Work required: Restate, exactly and without pictures, the lines from the start of the listing below through the line holding "minimum width=127, minimum".

Available data:
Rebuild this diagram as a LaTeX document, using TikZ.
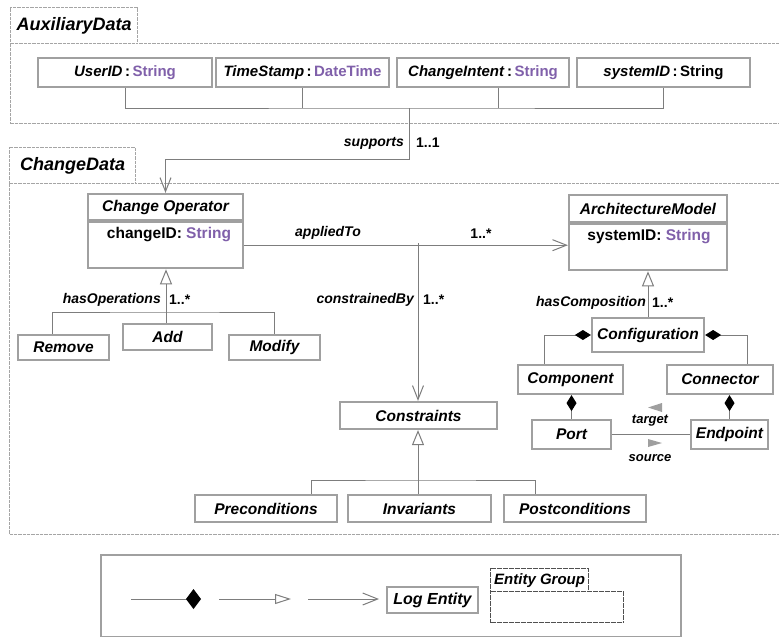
\documentclass[tikz,border=0pt]{standalone}
\usepackage{fontspec}
\setmainfont{Liberation Sans}
\usetikzlibrary{arrows.meta}
\definecolor{typepurple}{RGB}{128,96,170}
\definecolor{boxgray}{RGB}{160,160,160}
\definecolor{linegray}{RGB}{125,125,125}
\definecolor{pkggray}{RGB}{165,165,165}
\definecolor{grpgray}{RGB}{80,80,80}
\newcommand{\pxsize}[1]{\fontsize{#1}{#1}\selectfont}
\newcommand{\ty}[1]{\textcolor{typepurple}{#1}}
\begin{document}
\begin{tikzpicture}[x=1pt,y=-1pt,
  classbox/.style={draw=boxgray, line width=2.2pt, fill=white, inner sep=0pt,
    font=\pxsize{15.5}\bfseries\itshape},
  attrbox/.style={draw=boxgray, line width=2.2pt, fill=white, inner sep=0pt,
    font=\pxsize{15}\bfseries},
  attrtext/.style={inner sep=0pt, font=\pxsize{15.5}\bfseries},
  conn/.style={draw=linegray, line width=1pt},
  assoc/.style={conn, -{Straight Barb[length=14pt,width=11pt]}},
  gen/.style={conn, -{Triangle[open,length=15pt,width=12pt,fill=white]}},
  compo/.style={conn, -{Diamond[length=16pt,width=10pt,fill=black,color=black]}},
  role/.style={inner sep=0pt, font=\pxsize{14}\bfseries\itshape},
  mult/.style={inner sep=0pt, font=\pxsize{14}\bfseries},
  small/.style={inner sep=0pt, font=\pxsize{13}\bfseries\itshape},
  pkgline/.style={draw=pkggray, line width=1.4pt, dash pattern=on 0.8pt off 0.5pt},
  pkgtab/.style={pkgline, fill=white, inner sep=0pt, anchor=north west,
    font=\pxsize{18}\bfseries\itshape},
  pkgbody/.style={pkgline, inner sep=0pt, anchor=north west},
  grptab/.style={draw=grpgray, line width=1.3pt, dash pattern=on 0.7pt off 0.5pt,
    fill=white, inner sep=0pt, anchor=north west, font=\pxsize{15}\bfseries\itshape},
]
\useasboundingbox (0,0) rectangle (779,637);

% ---------------- AuxiliaryData package ----------------
\node[pkgbody, minimum width=790, minimum height=80] (auxbody) at (10,43) {};
\node[pkgtab, minimum width=127, minimum height=36] (auxtab) at (10,7) {AuxiliaryData};

\node[attrbox, minimum width=174, minimum height=29] (uid) at (125,72.5)
  {\textit{UserID}\,:\,\ty{String}};
\node[attrbox, minimum width=173, minimum height=29] (ts) at (302.5,72.5)
  {\textit{TimeStamp}\,:\,\ty{DateTime}};
\node[attrbox, minimum width=172, minimum height=29] (ci) at (483,72.5)
  {\textit{ChangeIntent}\,:\,\ty{String}};
\node[attrbox, minimum width=173, minimum height=29] (sid) at (663.5,72.5)
  {\textit{systemID}\,:\,String};

\coordinate (bus) at (409,108);
\coordinate (suppt) at (409,159);
\draw[conn] (uid.south) |- (bus) -| (sid.south);
\draw[conn] (ts.south) -- (ts.south |- bus);
\draw[conn] ([xshift=15pt]ci.south) -- ([xshift=15pt]ci.south |- bus);

% ---------------- ChangeData package ----------------
\node[pkgbody, minimum width=791, minimum height=351] (chgbody) at (9,183) {};
\node[pkgtab, minimum width=126, minimum height=36] (chgtab) at (9,147) {ChangeData};

% Change Operator class
\node[classbox, minimum width=155, minimum height=26] (co) at (165.5,207) {Change Operator};
\node[attrbox, minimum width=155, minimum height=46, anchor=north] (coattr) at (co.south) {};
\node[attrtext] (coid) at (169,235) {changeID: \ty{String}};

% supports association
\draw[assoc] (bus) -- (suppt) -| (co.north);
\node[role, anchor=east] (suplbl) at (404,143) {supports};
\node[mult, anchor=west] (supmul) at (416,143) {1..1};

% operation subclasses
\node[classbox, minimum width=91, minimum height=25] (remove) at (63.5,347.5) {Remove};
\node[classbox, minimum width=89, minimum height=26] (add) at (167.5,337) {Add};
\node[classbox, minimum width=91, minimum height=25] (modify) at (274.5,347.5) {Modify};
\coordinate (opbus) at (166,312);
\draw[conn] ([xshift=-11.5pt]remove.north) |- (opbus) -| (modify.north);
\draw[gen] (opbus |- add.north) -- (opbus |- coattr.south);
\node[role, anchor=east] (hasop) at (161,300) {hasOperations};
\node[mult, anchor=west] (hasopm) at (169,300) {1..*};

% ArchitectureModel class
\node[classbox, minimum width=158, minimum height=27] (am) at (648,208.5) {ArchitectureModel};
\node[attrbox, minimum width=158, minimum height=46, anchor=north] (amattr) at (am.south) {};
\node[attrtext] (amid) at (649,237) {systemID: \ty{String}};

% appliedTo / constrainedBy
\draw[assoc] (coattr.east) -- (coattr.east -| amattr.west);
\coordinate (cbj) at (418,243);
\node[role] (applbl) at (328,233) {appliedTo};
\node[mult] (appmul) at (481,234) {1..*};

\node[classbox, minimum width=157, minimum height=27] (cons) at (418.5,415.5) {Constraints};
\draw[assoc] (cbj) -- (cbj |- cons.north);
\node[role, anchor=east] (cblbl) at (414,300) {constrainedBy};
\node[mult, anchor=west] (cbmul) at (423,300) {1..*};

% constraint subclasses
\node[classbox, minimum width=142, minimum height=27] (pre) at (266,508.5) {Preconditions};
\node[classbox, minimum width=143, minimum height=27] (inv) at (419.5,508.5) {Invariants};
\node[classbox, minimum width=142, minimum height=27] (post) at (575,508.5) {Postconditions};
\coordinate (cbus) at (418,480);
\draw[conn] ([xshift=45pt]pre.north) |- (cbus) -| ([xshift=-40pt]post.north);
\draw[gen] (cbus |- inv.north) -- (cbus |- cons.south);

% configuration hierarchy
\node[classbox, minimum width=112, minimum height=34] (conf) at (648,335) {Configuration};
\draw[gen] (conf.north) -- (conf.north |- amattr.south);
\node[role, anchor=east] (hascomp) at (646,303) {hasComposition};
\node[mult, anchor=west] (hascompm) at (652,303) {1..*};

\node[classbox, minimum width=105, minimum height=29] (comp) at (570.5,379.5) {Component};
\node[classbox, minimum width=106, minimum height=29] (conr) at (720,379.5) {Connector};
\draw[compo] ([xshift=-26.5pt]comp.north) |- (conf.west);
\draw[compo] ([xshift=27pt]conr.north) |- (conf.east);

\node[classbox, minimum width=79, minimum height=29] (port) at (571.5,434.5) {Port};
\node[classbox, minimum width=77, minimum height=29] (endp) at (729.5,434.5) {Endpoint};
\draw[compo] (port.north) -- (port.north |- comp.south);
\draw[compo] (endp.north) -- (endp.north |- conr.south);
\draw[conn] (port.east) -- (endp.west);

\node[small] (tgt) at (650,421) {target};
\node[small] (src) at (650,458) {source};
\fill[gray!75] (662,403) -- (648,407.5) -- (662,412) -- cycle;
\fill[gray!75] (648,439) -- (662,443) -- (648,447) -- cycle;

% ---------------- notation key ----------------
\node[draw=boxgray, line width=1.5pt, inner sep=0pt, anchor=north west,
  minimum width=580, minimum height=82] (key) at (100,554) {};
\coordinate (k1a) at (131,599);
\coordinate (k1b) at (201,599);
\coordinate (k2a) at (219,599);
\coordinate (k2b) at (291,599);
\coordinate (k3a) at (308,599);
\coordinate (k3b) at (379,599);
\draw[conn, -{Diamond[length=15pt,width=20pt,fill=black,color=black]}] (k1a) -- (k1b);
\draw[conn, -{Triangle[open,length=16pt,width=10pt,fill=white]}] (k2a) -- (k2b);
\draw[conn, -{Straight Barb[length=15pt,width=12pt]}] (k3a) -- (k3b);
\node[classbox, minimum width=91, minimum height=26, font=\pxsize{16}\bfseries\itshape]
  (logent) at (432.5,600) {Log Entity};
\node[grptab, minimum width=133, minimum height=31] (grpbody) at (490,591) {};
\node[grptab, minimum width=98, minimum height=23] (grptab) at (490,568) {Entity Group};

\end{tikzpicture}
\end{document}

Result of this exercise:
Rebuild this diagram as a LaTeX document, using TikZ.
\documentclass[tikz,border=0pt]{standalone}
\usepackage{fontspec}
\setmainfont{Liberation Sans}
\usetikzlibrary{arrows.meta}
\definecolor{typepurple}{RGB}{128,96,170}
\definecolor{boxgray}{RGB}{160,160,160}
\definecolor{linegray}{RGB}{125,125,125}
\definecolor{pkggray}{RGB}{165,165,165}
\definecolor{grpgray}{RGB}{80,80,80}
\newcommand{\pxsize}[1]{\fontsize{#1}{#1}\selectfont}
\newcommand{\ty}[1]{\textcolor{typepurple}{#1}}
\begin{document}
\begin{tikzpicture}[x=1pt,y=-1pt,
  classbox/.style={draw=boxgray, line width=2.2pt, fill=white, inner sep=0pt,
    font=\pxsize{15.5}\bfseries\itshape},
  attrbox/.style={draw=boxgray, line width=2.2pt, fill=white, inner sep=0pt,
    font=\pxsize{15}\bfseries},
  attrtext/.style={inner sep=0pt, font=\pxsize{15.5}\bfseries},
  conn/.style={draw=linegray, line width=1pt},
  assoc/.style={conn, -{Straight Barb[length=14pt,width=11pt]}},
  gen/.style={conn, -{Triangle[open,length=15pt,width=12pt,fill=white]}},
  compo/.style={conn, -{Diamond[length=16pt,width=10pt,fill=black,color=black]}},
  role/.style={inner sep=0pt, font=\pxsize{14}\bfseries\itshape},
  mult/.style={inner sep=0pt, font=\pxsize{14}\bfseries},
  small/.style={inner sep=0pt, font=\pxsize{13}\bfseries\itshape},
  pkgline/.style={draw=pkggray, line width=1.4pt, dash pattern=on 0.8pt off 0.5pt},
  pkgtab/.style={pkgline, fill=white, inner sep=0pt, anchor=north west,
    font=\pxsize{18}\bfseries\itshape},
  pkgbody/.style={pkgline, inner sep=0pt, anchor=north west},
  grptab/.style={draw=grpgray, line width=1.3pt, dash pattern=on 0.7pt off 0.5pt,
    fill=white, inner sep=0pt, anchor=north west, font=\pxsize{15}\bfseries\itshape},
]
\useasboundingbox (0,0) rectangle (779,637);

% ---------------- AuxiliaryData package ----------------
\node[pkgbody, minimum width=790, minimum height=80] (auxbody) at (10,43) {};
\node[pkgtab, minimum width=127, minimum height=36] (auxtab) at (10,7) {AuxiliaryData};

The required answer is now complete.